Related recipe: 10 Cup Cookies
- ¼ cup measure, or trigger ice cream scoop
- parchment paper
- 2-4 Light aluminum cookie sheets
- 1 cup all-purpose flour
- 1/3 cup plain yellow cornmeal stone ground
- 1/2 teaspoon baking powder
- 1/4 teaspoon baking soda
- 1 teaspoon fine grain sea salt
- 1 cup honey-roasted peanuts
- 1 cup broken pretzel sticks or tiny twists or a combination of the two
- 1 cup coarsely crushed graham crackers about 8 squares
- 1 cup semisweet chocolate chips
- 1/2 cup peanut butter morsels such as Reese’s
- 1/3 cup quick cooking oats
- 1 tablespoon coffee grounds
- 1 cup unsalted butter at room temperature
- 1 cup granulated sugar
- 2/3 cup light brown sugar firmly packed
- 1 large egg at room temperature
- 1 teaspoon vanilla extract
- In a mixing bowl, whisk together the flour, cornmeal, baking powder, baking soda, and salt.
- In a separate large bowl combine the peanuts, pretzels, graham crackers, peanut butter chips, oats, and coffee grounds. Stir to combine.
- In the bowl of an electric stand mixer fitted with the paddle attachment, beat together the butter, sugar, and brown sugar until light and fluffy (2-3 minutes). Add the egg and vanilla extract. Beat again until well combined.
- Add the flour mixture to the creamed butter mixture and beat until just combined on low speed. Scrape down the bowl as needed and beat again briefly.
- Pour in the mixture of add-ins and stir together on low speed until they are all well dispersed throughout the dough, about 15 seconds. Scrape down the bowl with a large rubber spatula to make sure there are no hidden pockets of plain batter. If you find some, incorporate them using a large rubber spatula.
- Line large cookie sheets with parchment paper (avoid using dark-coated cookie sheets; light aluminum works best here). Scoop dough by the level 1/4 cup measures and place them on the cookie sheets, well-spaced because these cookies spread. Top with additional chips, nuts, and pretzels, if desired. Chill the dough on the sheets in the refrigerator for 30 minutes.
- Preheat the oven to 375 F.
- Bake the cookies for 13-15 minutes, or until the edges are browned and the centers are just set yet still soft.

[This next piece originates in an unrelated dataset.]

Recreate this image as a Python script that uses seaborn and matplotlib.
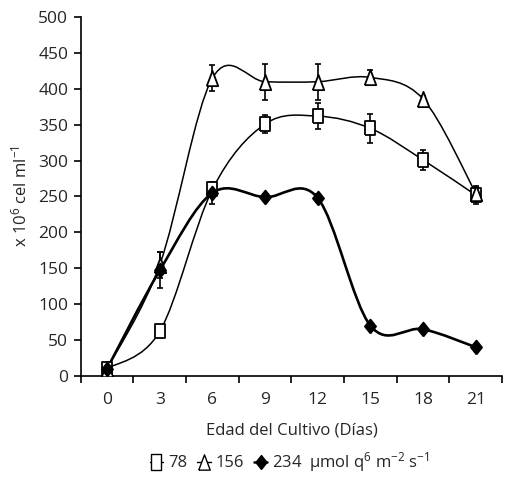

The centers will look underbaked. Let the cookies stay on the pans until they are firm enough to transfer, 5-7 minutes. If cookies aren’t perfectly round when they come out of the oven, use a butter knife to gently push the edges into shape while they are still hot. Transfer the cookies to wire racks to cool completely.
- Store cookies airtight for up to 5 days. To freeze cookies, store double bagged freezer bags with the air removed for up to 2 months.